### Task prompt
Collect all lines from the listing that include the string "this".

### Data records
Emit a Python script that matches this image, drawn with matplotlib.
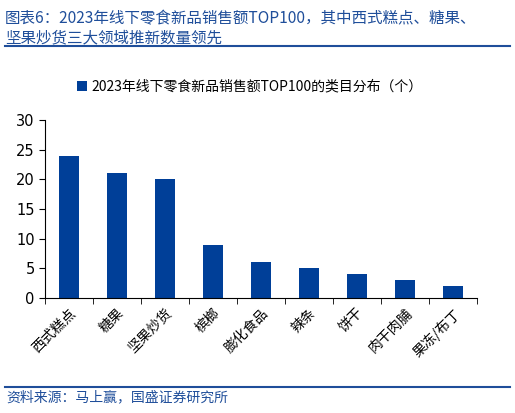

==

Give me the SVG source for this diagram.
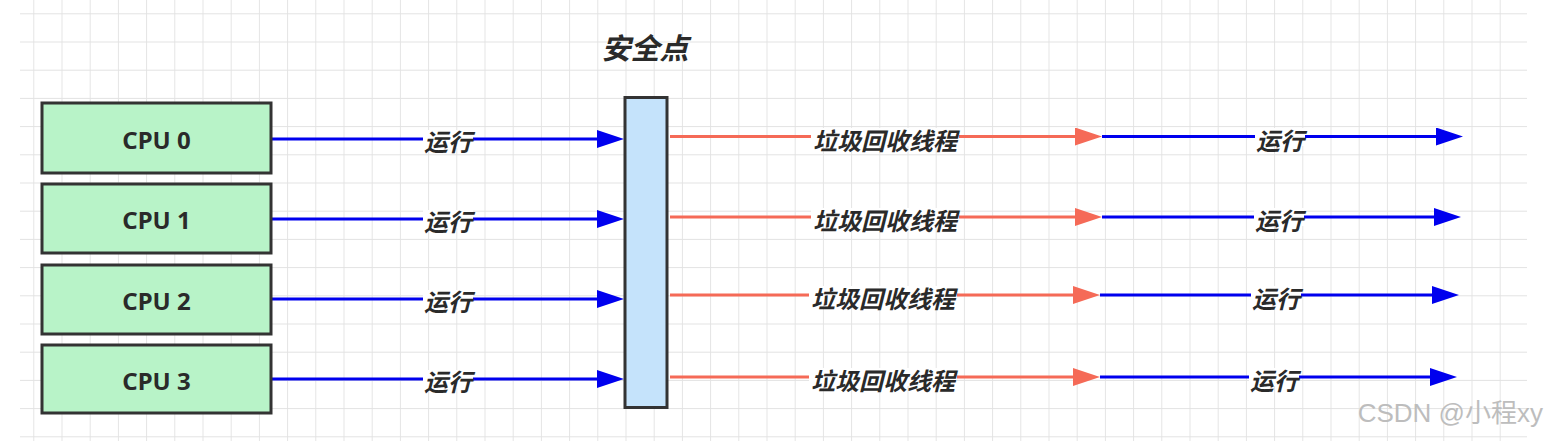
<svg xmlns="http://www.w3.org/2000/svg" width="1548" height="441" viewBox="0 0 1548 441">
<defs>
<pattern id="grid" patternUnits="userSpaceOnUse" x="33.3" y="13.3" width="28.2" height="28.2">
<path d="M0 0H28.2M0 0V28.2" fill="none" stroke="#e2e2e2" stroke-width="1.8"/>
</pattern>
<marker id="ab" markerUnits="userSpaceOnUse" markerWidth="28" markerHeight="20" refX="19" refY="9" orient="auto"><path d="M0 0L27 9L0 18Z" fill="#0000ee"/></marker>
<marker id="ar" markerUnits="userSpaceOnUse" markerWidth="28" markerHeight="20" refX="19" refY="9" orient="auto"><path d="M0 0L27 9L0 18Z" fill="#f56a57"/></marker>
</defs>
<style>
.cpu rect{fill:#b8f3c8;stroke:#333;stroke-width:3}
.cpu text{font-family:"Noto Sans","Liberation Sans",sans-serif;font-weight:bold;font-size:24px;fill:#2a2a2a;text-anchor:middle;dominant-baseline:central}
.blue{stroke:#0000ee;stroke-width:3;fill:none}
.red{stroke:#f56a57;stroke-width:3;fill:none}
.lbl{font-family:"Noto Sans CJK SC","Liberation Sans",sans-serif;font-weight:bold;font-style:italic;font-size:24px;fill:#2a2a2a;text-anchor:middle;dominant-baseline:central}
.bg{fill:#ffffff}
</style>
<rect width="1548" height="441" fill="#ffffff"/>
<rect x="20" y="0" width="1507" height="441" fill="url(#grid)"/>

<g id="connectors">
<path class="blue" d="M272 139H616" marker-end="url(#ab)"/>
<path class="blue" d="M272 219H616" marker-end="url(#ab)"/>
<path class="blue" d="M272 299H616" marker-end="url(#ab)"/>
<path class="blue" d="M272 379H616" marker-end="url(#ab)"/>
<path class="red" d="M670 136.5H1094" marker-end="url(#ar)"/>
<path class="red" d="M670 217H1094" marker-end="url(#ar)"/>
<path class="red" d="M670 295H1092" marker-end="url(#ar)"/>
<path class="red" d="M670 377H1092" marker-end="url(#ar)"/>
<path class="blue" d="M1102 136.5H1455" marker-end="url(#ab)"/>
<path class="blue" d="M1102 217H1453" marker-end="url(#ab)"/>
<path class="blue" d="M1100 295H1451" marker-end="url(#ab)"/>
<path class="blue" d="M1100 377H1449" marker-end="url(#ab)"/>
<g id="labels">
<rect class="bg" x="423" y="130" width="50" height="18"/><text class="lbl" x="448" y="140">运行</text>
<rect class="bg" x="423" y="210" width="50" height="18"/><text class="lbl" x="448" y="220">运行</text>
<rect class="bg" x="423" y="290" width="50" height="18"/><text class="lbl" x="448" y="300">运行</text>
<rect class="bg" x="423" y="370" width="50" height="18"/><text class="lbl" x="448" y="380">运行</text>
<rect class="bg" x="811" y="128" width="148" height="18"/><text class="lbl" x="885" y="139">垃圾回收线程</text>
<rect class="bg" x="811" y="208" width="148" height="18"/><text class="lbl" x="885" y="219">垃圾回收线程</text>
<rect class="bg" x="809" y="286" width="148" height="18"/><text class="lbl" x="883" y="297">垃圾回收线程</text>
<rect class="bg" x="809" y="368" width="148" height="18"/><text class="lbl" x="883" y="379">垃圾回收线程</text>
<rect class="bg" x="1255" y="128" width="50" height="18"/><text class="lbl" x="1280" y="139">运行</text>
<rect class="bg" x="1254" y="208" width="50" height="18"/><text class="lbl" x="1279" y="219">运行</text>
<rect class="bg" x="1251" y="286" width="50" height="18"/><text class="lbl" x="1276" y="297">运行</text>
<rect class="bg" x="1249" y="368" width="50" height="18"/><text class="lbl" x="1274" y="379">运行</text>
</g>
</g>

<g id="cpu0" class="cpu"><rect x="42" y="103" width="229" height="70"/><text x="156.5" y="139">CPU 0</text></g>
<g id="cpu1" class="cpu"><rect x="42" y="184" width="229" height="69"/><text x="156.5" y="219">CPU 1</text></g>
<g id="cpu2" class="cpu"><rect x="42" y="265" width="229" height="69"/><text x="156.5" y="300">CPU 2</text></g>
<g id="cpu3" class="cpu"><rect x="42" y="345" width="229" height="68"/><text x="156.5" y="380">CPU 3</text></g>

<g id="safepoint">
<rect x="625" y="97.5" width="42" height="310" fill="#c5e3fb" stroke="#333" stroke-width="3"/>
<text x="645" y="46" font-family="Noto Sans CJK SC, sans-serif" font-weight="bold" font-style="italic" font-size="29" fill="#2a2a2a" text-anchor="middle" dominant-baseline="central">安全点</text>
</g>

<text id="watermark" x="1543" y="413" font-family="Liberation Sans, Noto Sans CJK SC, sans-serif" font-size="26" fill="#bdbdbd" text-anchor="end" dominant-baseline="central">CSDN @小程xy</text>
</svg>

---

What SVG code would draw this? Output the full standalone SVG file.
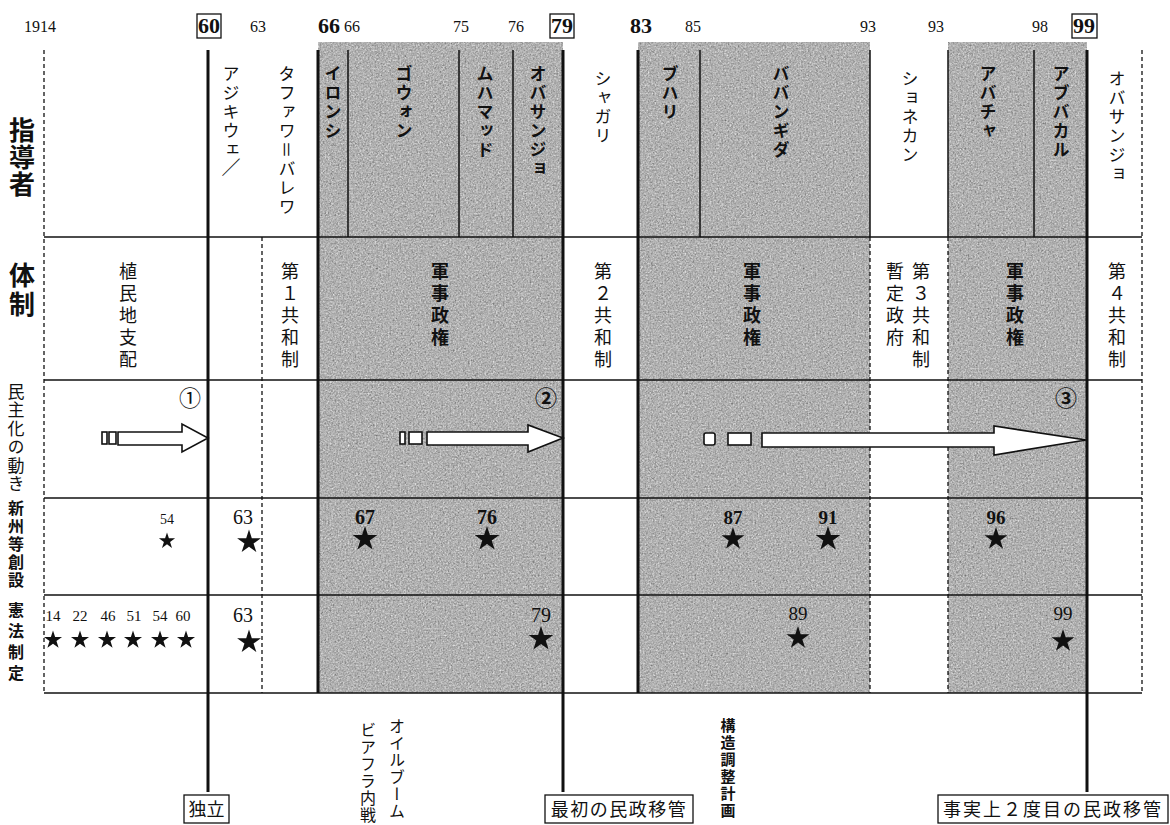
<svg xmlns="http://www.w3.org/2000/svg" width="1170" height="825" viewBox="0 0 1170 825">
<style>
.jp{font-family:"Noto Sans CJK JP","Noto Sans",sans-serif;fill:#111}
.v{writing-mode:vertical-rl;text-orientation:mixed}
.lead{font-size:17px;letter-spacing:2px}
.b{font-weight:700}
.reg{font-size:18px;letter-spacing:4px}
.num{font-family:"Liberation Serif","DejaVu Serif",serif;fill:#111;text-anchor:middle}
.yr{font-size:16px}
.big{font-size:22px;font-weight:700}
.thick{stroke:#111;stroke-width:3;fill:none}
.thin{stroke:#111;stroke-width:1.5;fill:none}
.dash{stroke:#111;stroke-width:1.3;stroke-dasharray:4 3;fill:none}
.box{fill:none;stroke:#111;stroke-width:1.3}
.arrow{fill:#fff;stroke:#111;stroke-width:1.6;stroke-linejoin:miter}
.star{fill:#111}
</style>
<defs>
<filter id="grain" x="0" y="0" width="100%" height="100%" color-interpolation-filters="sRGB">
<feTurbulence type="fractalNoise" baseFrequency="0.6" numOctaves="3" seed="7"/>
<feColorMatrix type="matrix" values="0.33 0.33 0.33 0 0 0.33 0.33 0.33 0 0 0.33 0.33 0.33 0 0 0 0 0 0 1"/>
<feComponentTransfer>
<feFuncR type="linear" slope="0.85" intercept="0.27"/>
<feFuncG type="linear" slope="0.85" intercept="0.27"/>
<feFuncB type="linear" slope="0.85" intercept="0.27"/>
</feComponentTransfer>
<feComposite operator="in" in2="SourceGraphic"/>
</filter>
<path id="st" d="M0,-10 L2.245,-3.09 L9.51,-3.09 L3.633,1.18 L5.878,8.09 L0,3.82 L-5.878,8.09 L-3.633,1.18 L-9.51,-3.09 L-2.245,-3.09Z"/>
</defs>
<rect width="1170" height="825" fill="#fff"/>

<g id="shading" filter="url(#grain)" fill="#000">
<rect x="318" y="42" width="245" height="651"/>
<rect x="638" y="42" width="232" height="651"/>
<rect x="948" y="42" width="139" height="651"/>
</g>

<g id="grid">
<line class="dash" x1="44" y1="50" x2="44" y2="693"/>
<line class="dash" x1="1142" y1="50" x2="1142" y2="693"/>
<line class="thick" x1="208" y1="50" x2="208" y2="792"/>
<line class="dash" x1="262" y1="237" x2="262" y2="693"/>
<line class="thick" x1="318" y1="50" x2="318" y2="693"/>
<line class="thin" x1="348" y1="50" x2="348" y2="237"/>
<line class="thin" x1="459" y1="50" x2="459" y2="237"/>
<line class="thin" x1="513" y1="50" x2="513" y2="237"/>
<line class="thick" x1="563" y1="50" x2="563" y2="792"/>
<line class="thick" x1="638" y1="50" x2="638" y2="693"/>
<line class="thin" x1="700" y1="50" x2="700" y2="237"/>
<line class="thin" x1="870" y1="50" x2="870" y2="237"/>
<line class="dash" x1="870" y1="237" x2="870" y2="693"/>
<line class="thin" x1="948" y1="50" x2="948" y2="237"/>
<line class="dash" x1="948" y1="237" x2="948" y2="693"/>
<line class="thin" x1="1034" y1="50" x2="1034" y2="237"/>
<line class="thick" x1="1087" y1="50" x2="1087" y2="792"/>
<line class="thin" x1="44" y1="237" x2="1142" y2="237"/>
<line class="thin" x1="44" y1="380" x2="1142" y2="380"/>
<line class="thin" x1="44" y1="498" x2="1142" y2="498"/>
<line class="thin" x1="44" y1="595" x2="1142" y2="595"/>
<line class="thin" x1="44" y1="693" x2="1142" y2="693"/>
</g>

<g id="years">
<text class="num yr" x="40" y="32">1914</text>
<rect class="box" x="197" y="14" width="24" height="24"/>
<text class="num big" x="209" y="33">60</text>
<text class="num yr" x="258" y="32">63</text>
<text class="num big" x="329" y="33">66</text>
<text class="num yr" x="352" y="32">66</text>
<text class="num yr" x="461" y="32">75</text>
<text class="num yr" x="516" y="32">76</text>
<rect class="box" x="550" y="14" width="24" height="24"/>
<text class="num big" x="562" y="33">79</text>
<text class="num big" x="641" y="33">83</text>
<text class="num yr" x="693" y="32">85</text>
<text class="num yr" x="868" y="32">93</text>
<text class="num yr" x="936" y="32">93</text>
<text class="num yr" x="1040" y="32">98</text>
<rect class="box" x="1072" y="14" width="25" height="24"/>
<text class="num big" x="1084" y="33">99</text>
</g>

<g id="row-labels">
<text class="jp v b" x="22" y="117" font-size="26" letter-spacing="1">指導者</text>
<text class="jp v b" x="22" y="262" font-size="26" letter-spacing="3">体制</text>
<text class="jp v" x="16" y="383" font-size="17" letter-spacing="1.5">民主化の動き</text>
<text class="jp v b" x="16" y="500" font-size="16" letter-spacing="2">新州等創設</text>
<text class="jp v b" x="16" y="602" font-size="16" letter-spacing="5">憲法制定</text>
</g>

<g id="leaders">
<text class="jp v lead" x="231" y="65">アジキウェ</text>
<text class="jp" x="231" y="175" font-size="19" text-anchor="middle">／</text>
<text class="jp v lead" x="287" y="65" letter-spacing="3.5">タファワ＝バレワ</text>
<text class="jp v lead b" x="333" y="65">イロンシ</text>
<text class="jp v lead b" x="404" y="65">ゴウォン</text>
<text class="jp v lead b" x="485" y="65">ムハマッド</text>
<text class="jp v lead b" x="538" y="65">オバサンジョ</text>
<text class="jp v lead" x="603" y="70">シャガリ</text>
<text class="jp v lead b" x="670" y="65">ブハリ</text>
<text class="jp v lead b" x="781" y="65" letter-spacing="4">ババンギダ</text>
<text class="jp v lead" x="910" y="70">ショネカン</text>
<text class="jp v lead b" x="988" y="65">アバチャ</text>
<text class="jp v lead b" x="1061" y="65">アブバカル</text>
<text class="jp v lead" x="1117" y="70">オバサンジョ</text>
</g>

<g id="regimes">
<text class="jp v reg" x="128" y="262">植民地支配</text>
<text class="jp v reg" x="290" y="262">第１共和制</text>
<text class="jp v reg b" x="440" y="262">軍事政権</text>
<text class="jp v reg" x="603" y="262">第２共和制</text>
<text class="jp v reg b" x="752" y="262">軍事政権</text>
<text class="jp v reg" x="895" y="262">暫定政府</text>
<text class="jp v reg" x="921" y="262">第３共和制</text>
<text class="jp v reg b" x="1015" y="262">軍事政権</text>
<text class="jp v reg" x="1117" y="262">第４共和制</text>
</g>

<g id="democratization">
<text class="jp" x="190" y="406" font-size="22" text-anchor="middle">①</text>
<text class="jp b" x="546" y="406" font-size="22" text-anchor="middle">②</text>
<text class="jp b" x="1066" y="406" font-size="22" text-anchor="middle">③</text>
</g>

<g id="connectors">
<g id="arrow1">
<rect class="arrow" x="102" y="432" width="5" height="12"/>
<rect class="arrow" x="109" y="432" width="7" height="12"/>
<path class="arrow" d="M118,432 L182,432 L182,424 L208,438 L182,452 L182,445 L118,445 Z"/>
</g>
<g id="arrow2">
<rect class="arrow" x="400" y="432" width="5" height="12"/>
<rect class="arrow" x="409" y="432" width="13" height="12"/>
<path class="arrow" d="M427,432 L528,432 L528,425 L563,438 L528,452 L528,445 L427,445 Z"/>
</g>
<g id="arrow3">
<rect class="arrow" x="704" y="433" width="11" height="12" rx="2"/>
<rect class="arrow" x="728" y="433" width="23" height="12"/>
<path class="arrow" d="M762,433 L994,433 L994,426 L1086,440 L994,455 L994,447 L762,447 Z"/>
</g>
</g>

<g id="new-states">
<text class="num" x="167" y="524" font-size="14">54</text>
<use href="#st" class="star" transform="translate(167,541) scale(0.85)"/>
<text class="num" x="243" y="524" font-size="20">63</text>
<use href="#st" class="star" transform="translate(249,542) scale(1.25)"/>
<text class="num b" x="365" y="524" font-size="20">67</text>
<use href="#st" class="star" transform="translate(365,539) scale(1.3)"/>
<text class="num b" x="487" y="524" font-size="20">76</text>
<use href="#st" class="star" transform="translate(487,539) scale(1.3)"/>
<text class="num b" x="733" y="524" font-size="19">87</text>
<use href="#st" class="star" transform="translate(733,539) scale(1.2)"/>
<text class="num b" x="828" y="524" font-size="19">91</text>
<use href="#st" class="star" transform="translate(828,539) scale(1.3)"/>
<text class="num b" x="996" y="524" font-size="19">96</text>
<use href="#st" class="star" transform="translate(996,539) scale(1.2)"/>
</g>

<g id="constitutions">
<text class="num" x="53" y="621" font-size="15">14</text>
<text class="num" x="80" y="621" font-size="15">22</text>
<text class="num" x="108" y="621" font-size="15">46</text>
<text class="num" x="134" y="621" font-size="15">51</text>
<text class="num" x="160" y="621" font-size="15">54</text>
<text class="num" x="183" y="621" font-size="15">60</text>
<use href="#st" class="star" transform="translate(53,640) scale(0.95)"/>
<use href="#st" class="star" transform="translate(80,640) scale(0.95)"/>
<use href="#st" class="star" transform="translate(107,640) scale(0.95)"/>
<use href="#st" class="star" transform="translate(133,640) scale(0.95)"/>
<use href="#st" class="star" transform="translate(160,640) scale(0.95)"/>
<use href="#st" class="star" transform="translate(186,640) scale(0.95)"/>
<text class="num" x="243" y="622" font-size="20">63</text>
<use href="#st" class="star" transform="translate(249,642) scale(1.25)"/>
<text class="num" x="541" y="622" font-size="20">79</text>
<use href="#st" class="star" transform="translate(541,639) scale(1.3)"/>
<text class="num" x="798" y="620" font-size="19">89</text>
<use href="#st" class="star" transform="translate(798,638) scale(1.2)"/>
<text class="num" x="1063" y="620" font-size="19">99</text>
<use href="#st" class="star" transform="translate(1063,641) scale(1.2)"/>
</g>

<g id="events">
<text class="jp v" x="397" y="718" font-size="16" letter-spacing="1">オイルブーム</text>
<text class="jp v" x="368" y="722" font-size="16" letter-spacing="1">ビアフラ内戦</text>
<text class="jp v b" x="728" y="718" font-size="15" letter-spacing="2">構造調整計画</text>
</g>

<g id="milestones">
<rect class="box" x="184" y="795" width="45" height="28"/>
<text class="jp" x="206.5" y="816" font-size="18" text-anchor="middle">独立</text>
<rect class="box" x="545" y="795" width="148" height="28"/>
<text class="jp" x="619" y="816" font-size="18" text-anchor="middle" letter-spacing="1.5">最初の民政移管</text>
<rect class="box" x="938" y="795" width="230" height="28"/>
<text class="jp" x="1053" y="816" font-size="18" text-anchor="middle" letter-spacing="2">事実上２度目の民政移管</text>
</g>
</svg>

### Full solution
Emit a Python script that matches this image, drawn with matplotlib.
Give me the SVG source for this diagram.
What SVG code would draw this? Output the full standalone SVG file.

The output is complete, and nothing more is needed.